Graded microstructure and mechanical properties of additive manufactured Ti–6Al–4V via electron beam melting

• Published in: Acta materialia Vol. 97; pp. 1 - 16
• Main Authors: Tan, Xipeng, Kok, Yihong, Tan, Yu Jun, Descoins, Marion, Mangelinck, Dominique, Tor, Shu Beng, Leong, Kah Fai, Chua, Chee Kai
• Format: Journal Article
• Language: English
• Published: Elsevier Ltd 01.09.2015
• Subjects: 3D printing; Atom probe tomography; Cellular; Construction; Electron beam melting; Gradient; Grains; Mechanical properties; Microstructure; Microstructure formation mechanism; Strain hardening; Titanium alloy; Titanium base alloys; Titanium alloy; Gradient; Microstructure formation mechanism; Electron beam melting; 3D printing; Atom probe tomography
• ISSN: 1359-6454; 1873-2453
• DOI: 10.1016/j.actamat.2015.06.036

[Display omitted] Electron beam melting (EBM®)-built Ti–6Al–4V has increasingly shown great potential for orthopedic implant and aerospace applications in recent years.
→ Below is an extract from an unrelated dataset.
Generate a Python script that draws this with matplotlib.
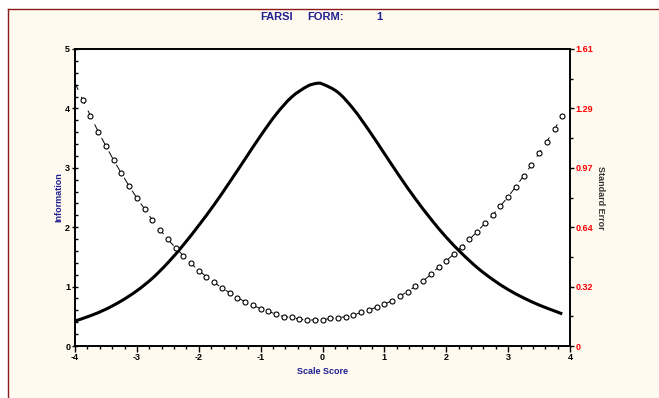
import numpy as np
import matplotlib
matplotlib.use("Agg")
import matplotlib.pyplot as plt
from matplotlib.ticker import MultipleLocator
from matplotlib.path import Path
from matplotlib.patches import PathPatch

plt.rcParams['font.family'] = ['Liberation Sans Narrow', 'Liberation Sans', 'DejaVu Sans']
plt.rcParams['lines.scale_dashes'] = False
plt.rcParams['axes.unicode_minus'] = False

# Information curve
info_x = [-4.0, -3.75, -3.5, -3.25, -3.0, -2.75, -2.5, -2.25, -2.0, -1.75, -1.5, -1.25,
          -1.0, -0.75, -0.5, -0.25, -0.1, 0.0, 0.25, 0.5, 0.75, 1.0, 1.25, 1.5, 1.75,
          2.0, 2.25, 2.5, 2.75, 3.0, 3.25, 3.5, 3.75, 3.875]
info_y = [0.42, 0.51, 0.62, 0.76, 0.93, 1.14, 1.40, 1.70, 2.03, 2.38, 2.76, 3.15,
          3.54, 3.90, 4.19, 4.37, 4.42, 4.41, 4.27, 3.99, 3.63, 3.24, 2.85, 2.48, 2.14,
          1.83, 1.56, 1.32, 1.12, 0.95, 0.81, 0.69, 0.59, 0.54]

# Standard error (right axis), every 0.125
se_x = np.arange(-4.0, 3.876, 0.125)
se_y = [1.426, 1.334, 1.248, 1.162, 1.084, 1.007, 0.936, 0.867, 0.802, 0.743, 0.683,
        0.630, 0.578, 0.533, 0.490, 0.448, 0.409, 0.376, 0.345, 0.314, 0.289, 0.262,
        0.240, 0.221, 0.202, 0.188, 0.172, 0.159, 0.156, 0.145, 0.141, 0.141, 0.141,
        0.150, 0.153, 0.159, 0.166, 0.183, 0.195, 0.211, 0.226, 0.246, 0.271, 0.295,
        0.323, 0.352, 0.388, 0.428, 0.462, 0.499, 0.538, 0.578, 0.620, 0.665, 0.710,
        0.759, 0.809, 0.864, 0.922, 0.981, 1.045, 1.108, 1.175, 1.247]

se_ticks = [0, 0.322, 0.644, 0.966, 1.288, 1.61]
se_labels = ['0', '0.32', '0.64', '0.97', '1.29', '1.61']

navy = '#1f1f8f'
cream = '#fffaf0'


def smooth_path(xs, ys):
    # Catmull-Rom through the points, drawn as cubic Bezier segments
    p = np.column_stack([xs, ys]).astype(float)
    verts = [p[0]]
    codes = [Path.MOVETO]
    for i in range(len(p) - 1):
        p0 = p[i - 1] if i > 0 else p[i]
        p3 = p[i + 2] if i + 2 < len(p) else p[i + 1]
        p1, p2 = p[i], p[i + 1]
        c1 = p1 + (p2 - p0) / 6
        c2 = p2 - (p3 - p1) / 6
        verts += [c1, c2, p2]
        codes += [Path.CURVE4] * 3
    return Path(verts, codes)


fig = plt.figure(figsize=(6.59, 3.98), dpi=100)
fig.patch.set_facecolor('white')
# cream panel with dark red frame on top and left
fig.patches.append(plt.Rectangle((8/659, 0), 1, 1 - 9/398, transform=fig.transFigure,
                                 facecolor=cream, edgecolor='none', zorder=-10))
fig.lines.append(plt.Line2D([8/659, 8/659], [0, 1 - 9/398], transform=fig.transFigure,
                            color='#8b1a1a', lw=1, zorder=-5))
fig.lines.append(plt.Line2D([8/659, 1], [1 - 9/398, 1 - 9/398], transform=fig.transFigure,
                            color='#8b1a1a', lw=1, zorder=-5))

ax = fig.add_axes([75/659, 52/398, 495/659, 297/398])
ax.set_facecolor('white')
ax.set_xlim(-4, 4)
ax.set_ylim(0, 5)
ax.add_patch(PathPatch(smooth_path(info_x, info_y), facecolor='none', edgecolor='black',
                       lw=2.2, capstyle='butt', zorder=3))

ax2 = ax.twinx()
ax2.set_ylim(0, 1.61)
ax2.plot(se_x, se_y[:len(se_x)], color='black', lw=0.7, linestyle=(0, (5.5, 5.5)),
         marker='o', markersize=3.6, markerfacecolor='white', markeredgecolor='black',
         markeredgewidth=0.8, markevery=list(range(1, len(se_x))))

ax.xaxis.set_major_locator(MultipleLocator(1))
ax.xaxis.set_minor_locator(MultipleLocator(0.2))
ax.yaxis.set_major_locator(MultipleLocator(1))
ax.yaxis.set_minor_locator(MultipleLocator(0.2))
ax.tick_params(axis='x', which='major', direction='out', length=4, width=1, pad=1,
               labelsize=6.5)
ax.tick_params(axis='x', which='minor', direction='out', length=2.5, width=1)
ax.tick_params(axis='y', which='major', direction='inout', length=5, width=1, pad=1,
               labelsize=6.5)
ax.tick_params(axis='y', which='minor', direction='in', length=2.5, width=1)
for lab in ax.get_xticklabels() + ax.get_yticklabels():
    lab.set_fontweight('bold')

ax2.set_yticks(se_ticks)
ax2.set_yticklabels(se_labels, color='red', fontweight='bold', fontsize=6.5)
ax2.set_yticks([(a + b) / 2 for a, b in zip(se_ticks[:-1], se_ticks[1:])], minor=True)
ax2.tick_params(axis='y', which='major', direction='out', length=3, width=1, pad=1)
ax2.tick_params(axis='y', which='minor', direction='out', length=2, width=1)

for a in (ax, ax2):
    for s in a.spines.values():
        s.set_linewidth(1.2)

ax.set_xlabel('Scale Score', color=navy, fontweight='bold', fontsize=6.5, labelpad=4)
ax.set_ylabel('Information', color=navy, fontweight='bold', fontsize=6.5, labelpad=1.5)
ax2.set_ylabel('Standard Error', color='#333333', fontweight='bold', fontsize=6.5,
               rotation=-90, labelpad=8)

fig.text(277/659, 1 - 17/398, 'FARSI', color=navy, fontweight='bold', fontsize=8,
         ha='center', va='center')
fig.text(326/659, 1 - 17/398, 'FORM:', color=navy, fontweight='bold', fontsize=8,
         ha='center', va='center')
fig.text(379/659, 1 - 17/398, '1', color=navy, fontweight='bold', fontsize=8,
         ha='center', va='center')

fig.savefig('out.png', dpi=100, facecolor=fig.get_facecolor())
The microstructure and mechanical properties of EBM-built Ti–6Al–4V have been systematically investigated in this work. Its microstructure consists of columnar prior β grains delineated by wavy grain boundary α and transformed α/β structures with both cellular colony and basket-weave morphology as well as numerous singular α bulges within the prior β grains. The β phase is found to form as discrete flat rods embedded in continuous α phase and its volume fraction is determined to be ∼3.6%. Moreover, α′ martensite was not observed as it has decomposed into α and β phases. In particular, the α/β interface was studied in detail combined transmission electron microscopy with atom probe tomography. Of note is that graded Ti–6Al–4V microstructure i.e. both prior β grain width and β phase interspacing continuously increase with the build height, was observed, which mainly arises from the decreasing cooling rate. Furthermore, an increasingly pronounced strain hardening effect was also observed as the previously built layers undergo a longer annealing compared to the subsequent layers. As a result, graded mechanical properties of Ti–6Al–4V with degraded microhardness and tensile properties were found. A good agreement with the Hall–Petch relation indicates that the graded property takes place mainly due to the graded microstructure. In addition, this graded microstructure and mechanical properties were discussed based on a quantitative characterization.